WATKINS, former President Judge, did not participate in the consideration or decision of this case.

NOTES

[1] In Commonwealth v. Roberts, 237 Pa.Super. 336, 352 A.2d 140 (1975) and Commonwealth v. Smith, 248 Pa.Super. 392, 375 A.2d 154 (1977) our court made it clear that failure of an appellant to challenge the voluntariness of his guilty plea by means of a petition to withdraw the plea would result in a waiver of the right to challenge the validity of the plea on appeal to our court. In the case before us, appellant was not advised by the lower court that he would have the right to file post-verdict motions, and we are therefore precluded from finding a waiver because of appellant's failure to file a petition to withdraw his plea. See the order of the Pennsylvania Supreme Court in Commonwealth v. McCusker (No. 2850 Allocutur Docket, filed September 21, 1977), citing Pa.Rule of Criminal Procedure 1123 and Commonwealth v. Tate, 464 Pa. 25, 346 A.2d 1 (1975). It should be noted that the procedure to be followed by a defendant after entry of a guilty plea, prior to appealing to our court, is now contained in Pa.Rule of Criminal Procedure 321.
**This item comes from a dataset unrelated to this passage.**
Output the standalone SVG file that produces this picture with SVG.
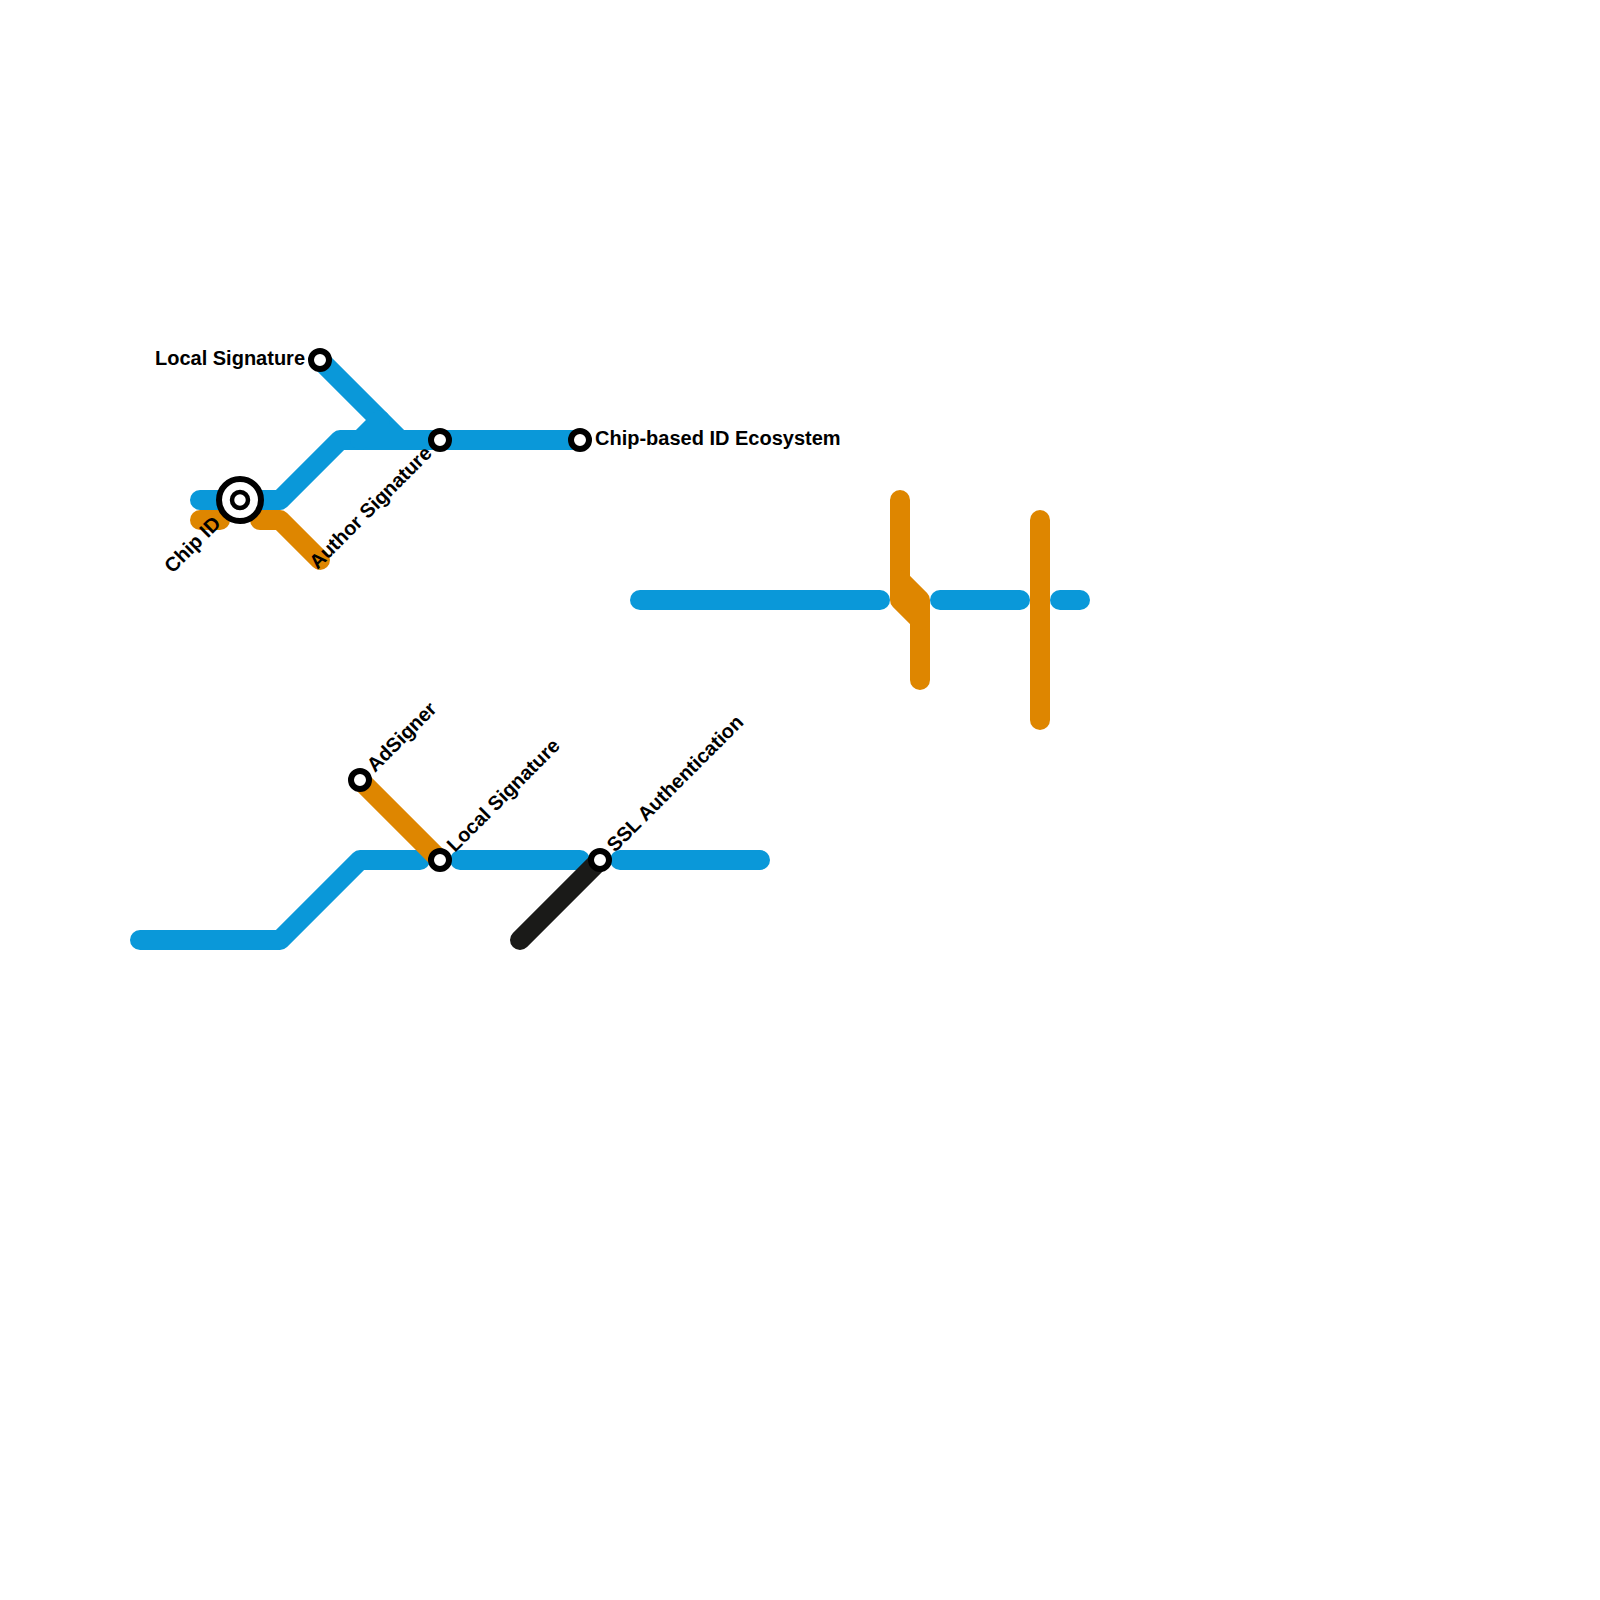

[2] Ordinarily, the failure of an appellant to raise issues on direct appeal will result in a waiver of the right to raise those issues in PCHA proceedings. Act of January 25, 1966, P.L. (1965) 1580, 19 P.S. § 1180-4; Commonwealth v. Murray, 452 Pa. 282, 305 A.2d 33 (1973). As appellant pointed out, however (both at the PCHA hearing and in his brief to our court), he was not advised by the trial court that he had a right to file an appeal and that such appeal would have to be filed within 30 days. We are therefore precluded from finding that appellant's failure to file a direct appeal operated as a waiver of the right to litigate issues in PCHA proceedings. See Commonwealth v. Norman, 447 Pa. 217, 285 A.2d 523 (1971); Commonwealth v. Gilmer, 441 Pa. 170, 270 A.2d 693 (1970); Commonwealth v. Hall, 430 Pa. 163, 242 A.2d 241 (1968).

[3] In Commonwealth v. Lee, 460 Pa. 324, 327, 333 A.2d 749, 750 (1975), our Supreme Court stated that "where the only challenge to the proceedings in the trial court is directed to the validity of the plea itself, the proper procedure is first to file with that court a petition to withdraw the plea." (Emphasis added). In the case before us, appellant raised the issue of the voluntariness of his plea along with the issue of the legality of his sentence, respectively, at his PCHA hearing and in his PCHA petition. For us to hold that appellant should have raised one issue in one manner (petition to withdraw guilty plea) and the other in a different way (petition to correct sentence or PCHA petition) would not be acting in the interest of judicial economy. The reason for requiring a petition to withdraw the plea is to give the lower court an opportunity to review the voluntariness of the plea and perhaps avoid unnecessary appeals; this goal is attained when the lower court examines the voluntariness of a guilty plea along with the legality of the sentence in a PCHA proceeding. See Commonwealth v. Beatty, 474 Pa. 104, 376 A.2d 994 (1977), in which an appellant's use of PCHA proceedings, instead of a petition to withdraw the guilty plea, to raise the issue of an involuntary guilty plea was held not to result in a waiver of the right to challenge the voluntariness of the plea.